Although I was sad to see so many trees die, an accompanying surge in woodpecker activity eased my distress. We've always had some bark-boring birds on the property but the pines’ decline seemed to trigger a population explosion of woodpecker species.
|Red-bellied woodpecker seeking insects in pine snag|
On meanders around the property, I began noticing one woodpecker after another pecking away at the dead pine trees. Of the eight types of woodpeckers in Florida, I frequently observed five in the pinewoods. The beetles and larvae living in the dead and dying trees attracted downy woodpeckers, yellow-bellied sapsuckers, red-bellied woodpeckers, hairy woodpeckers and the impressively large pileated woodpecker.
|What a thrill to observe large pileated woodpeckers on the property!|
Hawks and owls were also drawn to the dead trees, especially in areas where several branchless slash pines created open airy spaces.

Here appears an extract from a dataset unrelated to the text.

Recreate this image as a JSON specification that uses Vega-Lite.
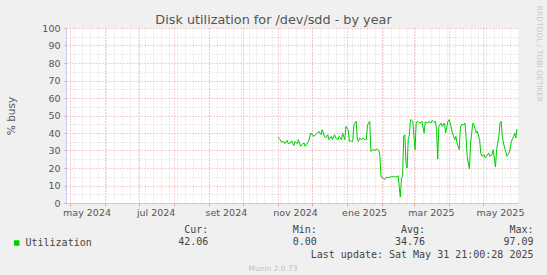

While perching on the snags, predators could survey their surroundings, swooping down to capture rabbits, rodents, songbirds, snakes and other prey.
|Red-shouldered hawk surveying its surroundings from its piney perch|
The dead trees also became nurseries for owlets and baby woodpeckers. The birds drilled entry holes in some of the older, larger diameter pines turning the snags into places to raise their young.
|This screech owl hollowed out a space to raise young in a dead pine|
|When the owl abandoned its nest, a red-bellied woodpecker moved in|
Although I haven’t seen raccoons and other cavity-dwelling animals using abandoned owl nests, that doesn't mean they’re not taking advantage of the dead pines too.
When we first purchased our property in 1991, the land was a barren expanse of acreage with only six noticeable trees on it. I felt protective of each one. If one of those six trees had suffered the same fate that the slash pines do now, I would have been devastated.
Much has changed over the last two decades not the least of which is the land’s transformation from fields to forest and my attitude about the process. Now, instead of seeing a tree’s death as an end, I view it as just another phase in the life of the land. I now know that the loss of one or more trees is but a beginning. New plants spring up in the sunny spots created when trees die and fall to the ground. Insects come to feed on the decaying tree bark. Birds come to eat the insects. Predators come to eat the birds and other small animals that live in the piles of brush decomposing into the ground. It’s all part of the circle of life. A continuum without a starting or stopping point.
As much as I love trees, I love even more watching the ebb and flow of life itself.